## Source records:
--- --- ---
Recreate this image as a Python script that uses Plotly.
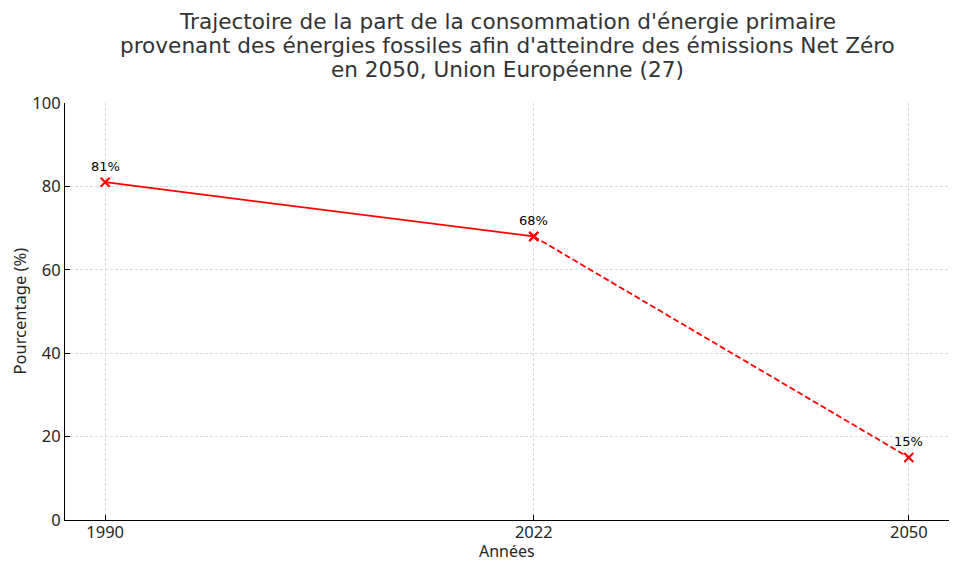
import plotly.graph_objects as go

years_hist = [1990, 2022]
share_hist = [81, 68]
years_proj = [2022, 2050]
share_proj = [68, 15]
label_years = [1990, 2022, 2050]
label_values = [81, 68, 15]
label_texts = ["81%", "68%", "15%"]
x_ticks = [1990, 2022, 2050]
y_ticks = [0, 20, 40, 60, 80, 100]
title_lines = [
    "Trajectoire de la part de la consommation d'énergie primaire",
    "provenant des énergies fossiles afin d'atteindre des émissions Net Zéro",
    "en 2050, Union Européenne (27)",
]

fig = go.Figure()
fig.add_trace(go.Scatter(
    x=years_hist, y=share_hist, mode="lines+markers",
    line=dict(color="red", width=1.8),
    marker=dict(symbol="x-thin", size=9, line=dict(color="red", width=2)),
    showlegend=False,
))
fig.add_trace(go.Scatter(
    x=years_proj, y=share_proj, mode="lines+markers",
    line=dict(color="red", width=1.8, dash="6px,3px"),
    marker=dict(symbol="x-thin", size=9, line=dict(color="red", width=2)),
    showlegend=False,
))

# Value labels above each point
for x, y, t in zip(label_years, label_values, label_texts):
    fig.add_annotation(x=x, y=y, text=t, showarrow=False, yshift=16,
                       font=dict(family="DejaVu Sans", size=13, color="black"))

# Title, one annotation per line to keep the tight line spacing
for i, line in enumerate(title_lines):
    fig.add_annotation(x=0.5, y=1.1966 - i * 0.0576, xref="paper", yref="paper",
                       text=line, showarrow=False, xanchor="center", yanchor="middle",
                       font=dict(family="DejaVu Sans", size=21.6, color="#333333"))

# Axis titles
fig.add_annotation(x=0.5, y=-0.0755, xref="paper", yref="paper", text="Années",
                   showarrow=False, yanchor="middle", borderpad=0,
                   font=dict(family="Noto Sans", size=16, color="#262626"))
fig.add_annotation(x=-0.052, y=0.5, xref="paper", yref="paper", text="Pourcentage (%)",
                   showarrow=False, textangle=-90, xanchor="center", yanchor="middle", borderpad=0,
                   font=dict(family="Noto Sans", size=16.5, color="#262626"))

# page body has an 8px margin, so the figure is 8px smaller than the window
fig.update_layout(
    width=950, height=554,
    plot_bgcolor="white", paper_bgcolor="white",
    margin=dict(l=57, r=9, t=95, b=42, autoexpand=False),
    font=dict(family="Noto Sans", color="#262626"),
)
fig.update_xaxes(
    range=[1987, 2053], tickvals=x_ticks, automargin=False, ticklabelstandoff=-3,
    showline=True, linecolor="black", linewidth=1, ticks="inside", ticklen=5, tickcolor="black",
    showgrid=True, gridcolor="#dadada", griddash="3px,2px", gridwidth=0.8,
    tickfont=dict(size=16.5), zeroline=False,
)
fig.update_yaxes(
    range=[0, 100], tickvals=y_ticks, automargin=False,
    showline=True, linecolor="black", linewidth=1, ticks="inside", ticklen=5, tickcolor="black",
    showgrid=True, gridcolor="#dadada", griddash="3px,2px", gridwidth=0.8,
    tickfont=dict(size=16.5), zeroline=False,
)

fig.write_html("out.html")
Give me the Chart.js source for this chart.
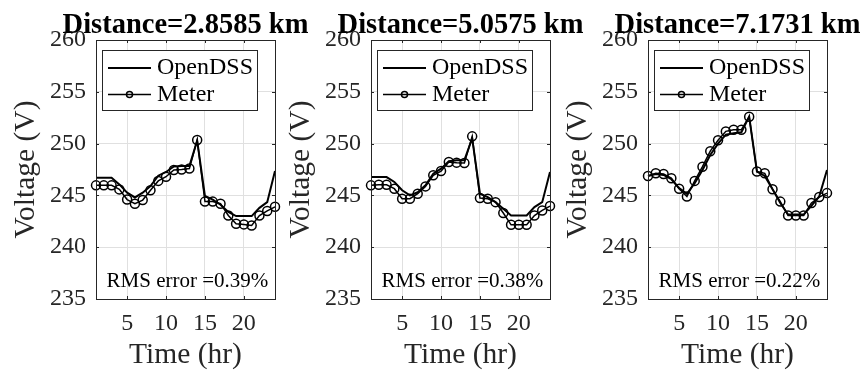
<!DOCTYPE html>
<html>
<head>
<meta charset="utf-8">
<script src="https://cdn.jsdelivr.net/npm/chart.js@4.4.1/dist/chart.umd.min.js"></script>
<style>
  html, body { margin: 0; padding: 0; background: #fff; overflow: hidden; width: 865px; height: 373px; }
  .cell { position: absolute; top: 0; }
</style>
</head>
<body>
<div class="cell" style="left:0px"><canvas id="c0" width="371" height="373"></canvas></div>
<div class="cell" style="left:275px"><canvas id="c1" width="371" height="373"></canvas></div>
<div class="cell" style="left:552px"><canvas id="c2" width="371" height="373"></canvas></div>
<script>
// ── Data ─────────────────────────────────────────────────────────────────────
const HOURS   = [1, 2, 3, 4, 5, 6, 7, 8, 9, 10, 11, 12, 13, 14, 15, 16, 17, 18, 19, 20, 21, 22, 23, 24];
const X_TICKS = [5, 10, 15, 20];
const Y_TICKS = [235, 240, 245, 250, 255, 260];

const TITLES   = ['Distance=2.8585 km', 'Distance=5.0575 km', 'Distance=7.1731 km'];
const RMS_TEXT = ['RMS error =0.39%', 'RMS error =0.38%', 'RMS error =0.22%'];

const OPENDSS_1 = [246.70, 246.70, 246.70, 246.06, 245.26, 244.80, 245.26, 245.90, 246.90, 247.26, 247.80, 247.84,
                   247.84, 250.30, 244.94, 244.60, 244.10, 243.40, 243.00, 243.00, 243.00, 243.80, 244.35, 247.35];
const METER_1   = [245.97, 245.97, 245.97, 245.58, 244.60, 244.20, 244.55, 245.50, 246.40, 246.80, 247.45, 247.50,
                   247.60, 250.35, 244.40, 244.40, 244.20, 243.06, 242.26, 242.20, 242.10, 243.06, 243.50, 243.90];

const OPENDSS_2 = [246.77, 246.77, 246.77, 246.30, 245.50, 245.00, 245.30, 245.97, 247.10, 247.58, 248.30, 248.40,
                   248.40, 250.50, 245.16, 244.84, 244.35, 243.70, 243.06, 243.06, 243.06, 243.87, 244.35, 247.26];
const METER_2   = [245.97, 246.03, 246.03, 245.65, 244.68, 244.68, 245.16, 245.87, 246.94, 247.35, 248.23, 248.16,
                   248.13, 250.70, 244.74, 244.68, 244.35, 243.30, 242.16, 242.16, 242.16, 243.06, 243.55, 243.97];

const OPENDSS_3 = [246.88, 247.07, 246.97, 246.56, 245.70, 245.16, 246.18, 247.45, 248.90, 250.00, 250.86, 251.00,
                   251.10, 252.60, 247.30, 246.88, 245.60, 244.27, 243.15, 243.15, 243.15, 244.00, 244.90, 247.45];
const METER_3   = [246.88, 247.13, 247.07, 246.66, 245.64, 244.90, 246.40, 247.77, 249.27, 250.32, 251.18, 251.34,
                   251.34, 252.60, 247.30, 247.13, 245.60, 244.40, 243.06, 243.06, 243.06, 244.27, 244.84, 245.22];

const PANELS = [
  { opendss: OPENDSS_1, meter: METER_1 },
  { opendss: OPENDSS_2, meter: METER_2 },
  { opendss: OPENDSS_3, meter: METER_3 },
];

// ── Styling ─────────────────────────────────────────────────────────────────
const FONT = "'Liberation Serif', 'Times New Roman', serif";
const AXIS_COLOR = '#262626';
const GRID_COLOR = '#e0e0e0';

Chart.defaults.font.family = FONT;

// bold title centred over the axes (the built-in one centres over the whole canvas)
const titlePlugin = {
  id: 'axTitle',
  afterDraw(chart, args, opts) {
    const { ctx, chartArea: a } = chart;
    ctx.save();
    ctx.fillStyle = '#000';
    ctx.font = `bold 28.5px ${FONT}`;
    ctx.textAlign = 'center';
    ctx.textBaseline = 'alphabetic';
    ctx.fillText(opts.text, (a.left + a.right) / 2, 33);
    ctx.restore();
  },
};

// axes box + inward tick marks (MATLAB look)
const framePlugin = {
  id: 'frame',
  afterDatasetsDraw(chart) {
    const { ctx, chartArea: a, scales: { x, y } } = chart;
    ctx.save();
    ctx.strokeStyle = AXIS_COLOR;
    ctx.lineWidth = 1;
    ctx.strokeRect(a.left + 0.5, a.top + 0.5, a.right - a.left, a.bottom - a.top);
    ctx.beginPath();
    X_TICKS.forEach(v => {
      const px = Math.round(x.getPixelForValue(v)) + 0.5;
      ctx.moveTo(px, a.bottom); ctx.lineTo(px, a.bottom - 3);
      ctx.moveTo(px, a.top);    ctx.lineTo(px, a.top + 3);
    });
    Y_TICKS.forEach(v => {
      const py = Math.round(y.getPixelForValue(v)) + 0.5;
      ctx.moveTo(a.left, py);  ctx.lineTo(a.left + 3, py);
      ctx.moveTo(a.right, py); ctx.lineTo(a.right - 3, py);
    });
    ctx.stroke();
    ctx.restore();
  },
};

// boxed legend in the top-left corner of the axes
const legendBox = {
  id: 'legendBox',
  afterDatasetsDraw(chart) {
    const { ctx, chartArea: a } = chart;
    const x0 = a.left + 6, y0 = a.top + 10, w = 155, h = 60;
    ctx.save();
    ctx.fillStyle = '#fff';
    ctx.fillRect(x0, y0, w, h);
    ctx.strokeStyle = AXIS_COLOR;
    ctx.lineWidth = 1;
    ctx.strokeRect(x0 + 0.5, y0 + 0.5, w, h);
    chart.data.datasets.forEach((ds, i) => {
      const yy = y0 + 18 + i * 26.5;
      ctx.strokeStyle = ds.borderColor;
      ctx.lineWidth = ds.borderWidth;
      ctx.beginPath(); ctx.moveTo(x0 + 6, yy); ctx.lineTo(x0 + 49, yy); ctx.stroke();
      if (ds.pointRadius > 0) {
        ctx.lineWidth = ds.pointBorderWidth;
        ctx.beginPath(); ctx.arc(x0 + 27.5, yy, 3, 0, Math.PI * 2); ctx.stroke();
      }
      ctx.fillStyle = '#000';
      ctx.font = `24px ${FONT}`;
      ctx.textBaseline = 'middle';
      ctx.textAlign = 'left';
      ctx.fillText(ds.label, x0 + 55, yy);
    });
    ctx.restore();
  },
};

// "RMS error" annotation, placed in data coordinates
const rmsPlugin = {
  id: 'rms',
  afterDatasetsDraw(chart, args, opts) {
    const { ctx, scales: { x, y } } = chart;
    ctx.save();
    ctx.fillStyle = '#000';
    ctx.font = `21px ${FONT}`;
    ctx.textAlign = 'center';
    ctx.textBaseline = 'alphabetic';
    ctx.fillText(opts.text, x.getPixelForValue(12.75), y.getPixelForValue(236.2));
    ctx.restore();
  },
};

function points(values) {
  return HOURS.map((h, i) => ({ x: h, y: values[i] }));
}

PANELS.forEach((p, i) => {
  new Chart(document.getElementById('c' + i), {
    type: 'line',
    data: {
      datasets: [
        { label: 'OpenDSS', data: points(p.opendss), borderColor: '#000', borderWidth: 2,
          pointRadius: 0, tension: 0, clip: false },
        { label: 'Meter', data: points(p.meter), borderColor: '#000', borderWidth: 1.5,
          pointRadius: 4.5, pointBorderWidth: 1.5, pointBorderColor: '#000',
          pointBackgroundColor: 'rgba(0,0,0,0)', tension: 0, clip: false },
      ],
    },
    options: {
      responsive: false,
      animation: false,
      layout: { padding: { left: 0, right: 96, top: 40, bottom: 0 } },
      plugins: {
        legend: { display: false },
        tooltip: { enabled: false },
        title: { display: false },
        axTitle: { text: TITLES[i] },
        rms: { text: RMS_TEXT[i] },
      },
      scales: {
        x: {
          type: 'linear', min: 1, max: 24,
          afterBuildTicks: s => { s.ticks = X_TICKS.map(v => ({ value: v })); },
          afterFit: s => { s.height = 74; },
          grid: { color: GRID_COLOR, drawTicks: false },
          border: { display: false },
          ticks: { padding: 10, color: AXIS_COLOR, font: { family: FONT, size: 24 }, maxRotation: 0 },
          title: { display: true, text: 'Time (hr)', color: AXIS_COLOR,
                   font: { family: FONT, size: 29.5 }, padding: { top: 0, bottom: 0 } },
        },
        y: {
          type: 'linear', min: 235, max: 260,
          afterBuildTicks: s => { s.ticks = Y_TICKS.map(v => ({ value: v })); },
          afterFit: s => { s.width = 96; },
          grid: { color: GRID_COLOR, drawTicks: false },
          border: { display: false },
          ticks: { padding: 10, color: AXIS_COLOR, font: { family: FONT, size: 24 } },
          title: { display: true, text: 'Voltage (V)', color: AXIS_COLOR,
                   font: { family: FONT, size: 29.5 }, padding: { top: 9, bottom: 0 } },
        },
      },
    },
    plugins: [titlePlugin, framePlugin, legendBox, rmsPlugin],
  });
});
</script>
</body>
</html>
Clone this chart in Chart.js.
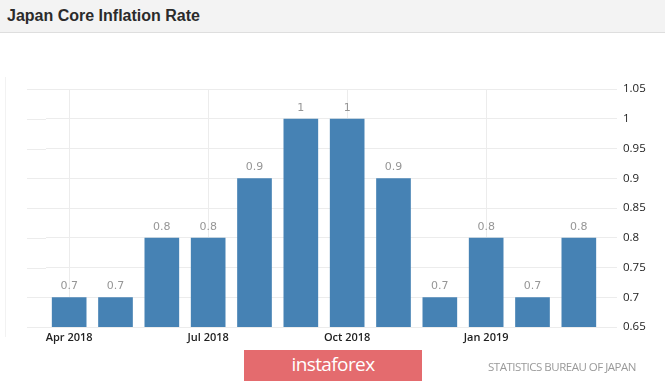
--- --- ---
## Required task:
Using the entries above, extract exactly the lines from the one that contains "Give me the Chart.js source for this chart." through the one that contains "const Y_TICKS = [235, 240, 245, 250, 255, 260];". Do not carry over any pictures.

## Task result:
Give me the Chart.js source for this chart.
<!DOCTYPE html>
<html>
<head>
<meta charset="utf-8">
<script src="https://cdn.jsdelivr.net/npm/chart.js@4.4.1/dist/chart.umd.min.js"></script>
<style>
  html, body { margin: 0; padding: 0; background: #fff; overflow: hidden; width: 865px; height: 373px; }
  .cell { position: absolute; top: 0; }
</style>
</head>
<body>
<div class="cell" style="left:0px"><canvas id="c0" width="371" height="373"></canvas></div>
<div class="cell" style="left:275px"><canvas id="c1" width="371" height="373"></canvas></div>
<div class="cell" style="left:552px"><canvas id="c2" width="371" height="373"></canvas></div>
<script>
// ── Data ─────────────────────────────────────────────────────────────────────
const HOURS   = [1, 2, 3, 4, 5, 6, 7, 8, 9, 10, 11, 12, 13, 14, 15, 16, 17, 18, 19, 20, 21, 22, 23, 24];
const X_TICKS = [5, 10, 15, 20];
const Y_TICKS = [235, 240, 245, 250, 255, 260];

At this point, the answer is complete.